Your goal
Write out every entry precisely as given, leaving the pictures out.

(Code that draws figures)
- - -

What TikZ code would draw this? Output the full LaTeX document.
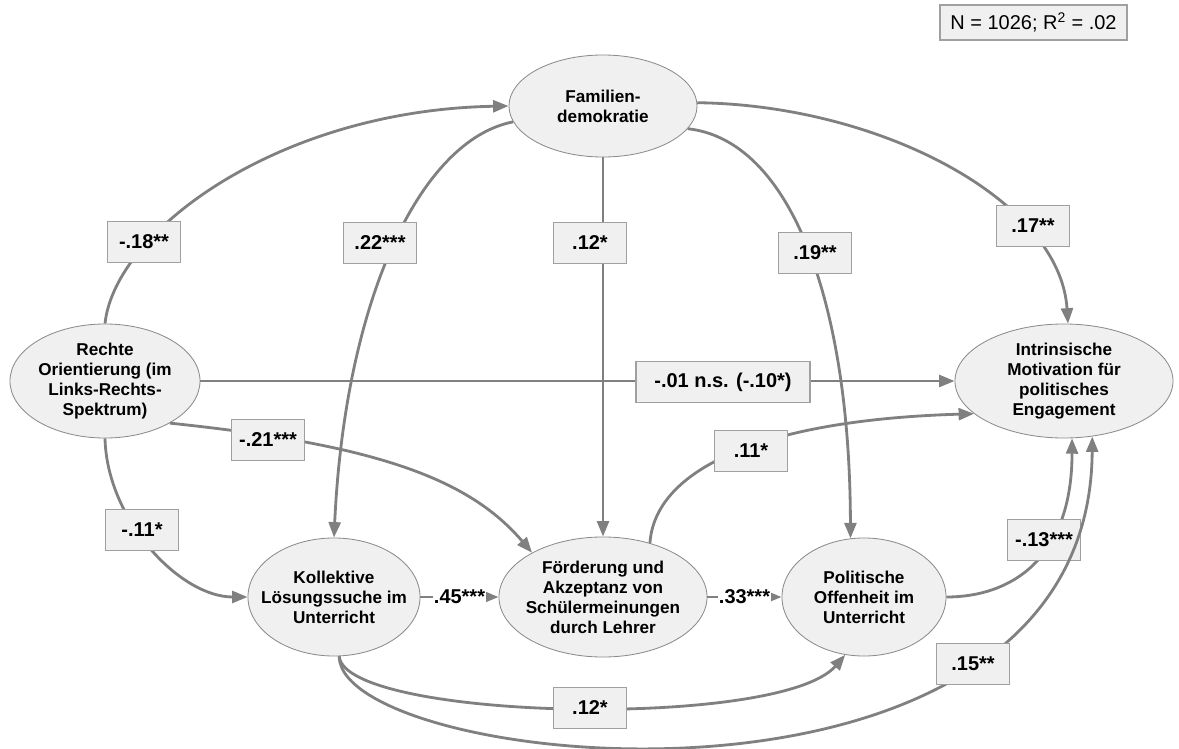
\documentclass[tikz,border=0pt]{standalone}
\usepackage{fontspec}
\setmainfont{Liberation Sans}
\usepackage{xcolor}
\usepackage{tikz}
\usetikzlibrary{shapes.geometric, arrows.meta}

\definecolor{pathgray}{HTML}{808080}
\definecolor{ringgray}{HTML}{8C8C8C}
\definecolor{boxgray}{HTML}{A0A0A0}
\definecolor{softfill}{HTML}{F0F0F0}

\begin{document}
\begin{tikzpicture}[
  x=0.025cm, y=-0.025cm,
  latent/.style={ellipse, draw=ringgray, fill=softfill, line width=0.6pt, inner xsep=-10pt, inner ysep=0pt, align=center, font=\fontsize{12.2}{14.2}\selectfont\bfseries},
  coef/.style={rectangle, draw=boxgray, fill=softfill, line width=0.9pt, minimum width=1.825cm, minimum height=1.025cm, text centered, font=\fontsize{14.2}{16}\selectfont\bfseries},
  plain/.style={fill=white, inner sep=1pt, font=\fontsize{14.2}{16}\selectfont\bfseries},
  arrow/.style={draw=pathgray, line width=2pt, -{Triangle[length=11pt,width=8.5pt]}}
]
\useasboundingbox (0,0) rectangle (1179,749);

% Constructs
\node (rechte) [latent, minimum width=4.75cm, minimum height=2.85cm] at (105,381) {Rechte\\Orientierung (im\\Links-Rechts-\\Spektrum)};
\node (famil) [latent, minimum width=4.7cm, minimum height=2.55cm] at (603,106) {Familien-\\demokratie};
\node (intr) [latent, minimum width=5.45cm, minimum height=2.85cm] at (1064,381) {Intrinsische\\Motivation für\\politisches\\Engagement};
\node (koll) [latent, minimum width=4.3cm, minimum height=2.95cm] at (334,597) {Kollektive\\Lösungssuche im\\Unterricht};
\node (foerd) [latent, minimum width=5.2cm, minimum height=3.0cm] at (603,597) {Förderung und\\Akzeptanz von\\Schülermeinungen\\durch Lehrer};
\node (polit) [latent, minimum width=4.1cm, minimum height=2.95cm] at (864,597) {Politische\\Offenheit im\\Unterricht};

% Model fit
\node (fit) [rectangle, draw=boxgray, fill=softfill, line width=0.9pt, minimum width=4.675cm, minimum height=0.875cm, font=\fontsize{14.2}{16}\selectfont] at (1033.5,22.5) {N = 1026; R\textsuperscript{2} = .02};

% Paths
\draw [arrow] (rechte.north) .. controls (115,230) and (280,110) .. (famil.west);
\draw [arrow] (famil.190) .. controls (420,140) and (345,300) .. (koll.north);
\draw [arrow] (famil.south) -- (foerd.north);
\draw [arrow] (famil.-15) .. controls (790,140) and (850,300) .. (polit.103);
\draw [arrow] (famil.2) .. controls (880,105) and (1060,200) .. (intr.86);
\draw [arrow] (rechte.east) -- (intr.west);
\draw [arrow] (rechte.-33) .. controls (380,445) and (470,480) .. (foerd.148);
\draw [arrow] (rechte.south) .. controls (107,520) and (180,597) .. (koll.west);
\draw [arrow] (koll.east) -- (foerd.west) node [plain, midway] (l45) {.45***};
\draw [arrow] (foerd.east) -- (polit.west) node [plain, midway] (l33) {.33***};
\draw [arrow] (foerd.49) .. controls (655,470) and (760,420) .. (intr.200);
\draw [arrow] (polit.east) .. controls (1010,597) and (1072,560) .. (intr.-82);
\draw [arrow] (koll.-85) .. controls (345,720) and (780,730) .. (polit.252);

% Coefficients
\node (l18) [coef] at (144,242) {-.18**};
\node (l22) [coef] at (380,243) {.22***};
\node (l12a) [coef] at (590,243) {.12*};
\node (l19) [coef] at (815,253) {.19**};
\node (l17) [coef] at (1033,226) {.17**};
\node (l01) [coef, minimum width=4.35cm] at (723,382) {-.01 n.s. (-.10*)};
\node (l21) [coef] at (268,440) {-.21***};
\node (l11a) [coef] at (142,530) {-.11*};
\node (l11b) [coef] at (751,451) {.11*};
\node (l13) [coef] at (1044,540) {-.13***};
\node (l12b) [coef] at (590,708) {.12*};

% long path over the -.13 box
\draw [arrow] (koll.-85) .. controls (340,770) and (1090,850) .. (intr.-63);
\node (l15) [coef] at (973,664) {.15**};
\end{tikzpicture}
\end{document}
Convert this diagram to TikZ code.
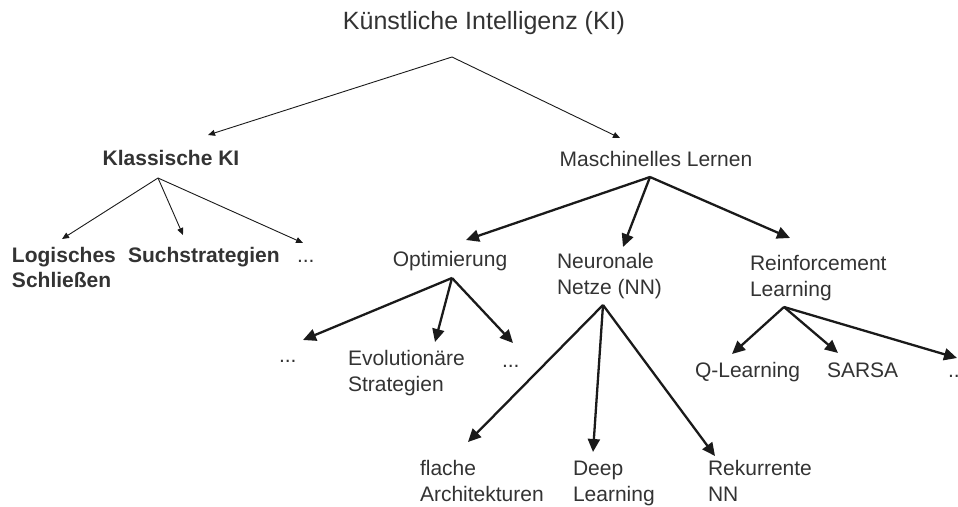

- - -

Answer
What TikZ code would draw this? Output the full LaTeX document.
\documentclass[tikz,border=0pt]{standalone}
\usepackage{fontspec}
\setmainfont{Liberation Sans}
\usepackage{xcolor}
\usepackage{tikz}
\usetikzlibrary{shapes.geometric, arrows.meta}

\definecolor{pathgray}{HTML}{808080}
\definecolor{ringgray}{HTML}{8C8C8C}
\definecolor{boxgray}{HTML}{A0A0A0}
\definecolor{softfill}{HTML}{F0F0F0}

\begin{document}
\begin{tikzpicture}[
  x=0.025cm, y=-0.025cm,
  latent/.style={ellipse, draw=ringgray, fill=softfill, line width=0.6pt, inner xsep=-10pt, inner ysep=0pt, align=center, font=\fontsize{12.2}{14.2}\selectfont\bfseries},
  coef/.style={rectangle, draw=boxgray, fill=softfill, line width=0.9pt, minimum width=1.825cm, minimum height=1.025cm, text centered, font=\fontsize{14.2}{16}\selectfont\bfseries},
  plain/.style={fill=white, inner sep=1pt, font=\fontsize{14.2}{16}\selectfont\bfseries},
  arrow/.style={draw=pathgray, line width=2pt, -{Triangle[length=11pt,width=8.5pt]}}
]
\useasboundingbox (0,0) rectangle (1179,749);

% Constructs
\node (rechte) [latent, minimum width=4.75cm, minimum height=2.85cm] at (105,381) {Rechte\\Orientierung (im\\Links-Rechts-\\Spektrum)};
\node (famil) [latent, minimum width=4.7cm, minimum height=2.55cm] at (603,106) {Familien-\\demokratie};
\node (intr) [latent, minimum width=5.45cm, minimum height=2.85cm] at (1064,381) {Intrinsische\\Motivation für\\politisches\\Engagement};
\node (koll) [latent, minimum width=4.3cm, minimum height=2.95cm] at (334,597) {Kollektive\\Lösungssuche im\\Unterricht};
\node (foerd) [latent, minimum width=5.2cm, minimum height=3.0cm] at (603,597) {Förderung und\\Akzeptanz von\\Schülermeinungen\\durch Lehrer};
\node (polit) [latent, minimum width=4.1cm, minimum height=2.95cm] at (864,597) {Politische\\Offenheit im\\Unterricht};

% Model fit
\node (fit) [rectangle, draw=boxgray, fill=softfill, line width=0.9pt, minimum width=4.675cm, minimum height=0.875cm, font=\fontsize{14.2}{16}\selectfont] at (1033.5,22.5) {N = 1026; R\textsuperscript{2} = .02};

% Paths
\draw [arrow] (rechte.north) .. controls (115,230) and (280,110) .. (famil.west);
\draw [arrow] (famil.190) .. controls (420,140) and (345,300) .. (koll.north);
\draw [arrow] (famil.south) -- (foerd.north);
\draw [arrow] (famil.-15) .. controls (790,140) and (850,300) .. (polit.103);
\draw [arrow] (famil.2) .. controls (880,105) and (1060,200) .. (intr.86);
\draw [arrow] (rechte.east) -- (intr.west);
\draw [arrow] (rechte.-33) .. controls (380,445) and (470,480) .. (foerd.148);
\draw [arrow] (rechte.south) .. controls (107,520) and (180,597) .. (koll.west);
\draw [arrow] (koll.east) -- (foerd.west) node [plain, midway] (l45) {.45***};
\draw [arrow] (foerd.east) -- (polit.west) node [plain, midway] (l33) {.33***};
\draw [arrow] (foerd.49) .. controls (655,470) and (760,420) .. (intr.200);
\draw [arrow] (polit.east) .. controls (1010,597) and (1072,560) .. (intr.-82);
\draw [arrow] (koll.-85) .. controls (345,720) and (780,730) .. (polit.252);

% Coefficients
\node (l18) [coef] at (144,242) {-.18**};
\node (l22) [coef] at (380,243) {.22***};
\node (l12a) [coef] at (590,243) {.12*};
\node (l19) [coef] at (815,253) {.19**};
\node (l17) [coef] at (1033,226) {.17**};
\node (l01) [coef, minimum width=4.35cm] at (723,382) {-.01 n.s. (-.10*)};
\node (l21) [coef] at (268,440) {-.21***};
\node (l11a) [coef] at (142,530) {-.11*};
\node (l11b) [coef] at (751,451) {.11*};
\node (l13) [coef] at (1044,540) {-.13***};
\node (l12b) [coef] at (590,708) {.12*};

% long path over the -.13 box
\draw [arrow] (koll.-85) .. controls (340,770) and (1090,850) .. (intr.-63);
\node (l15) [coef] at (973,664) {.15**};
\end{tikzpicture}
\end{document}
Convert this diagram to TikZ code.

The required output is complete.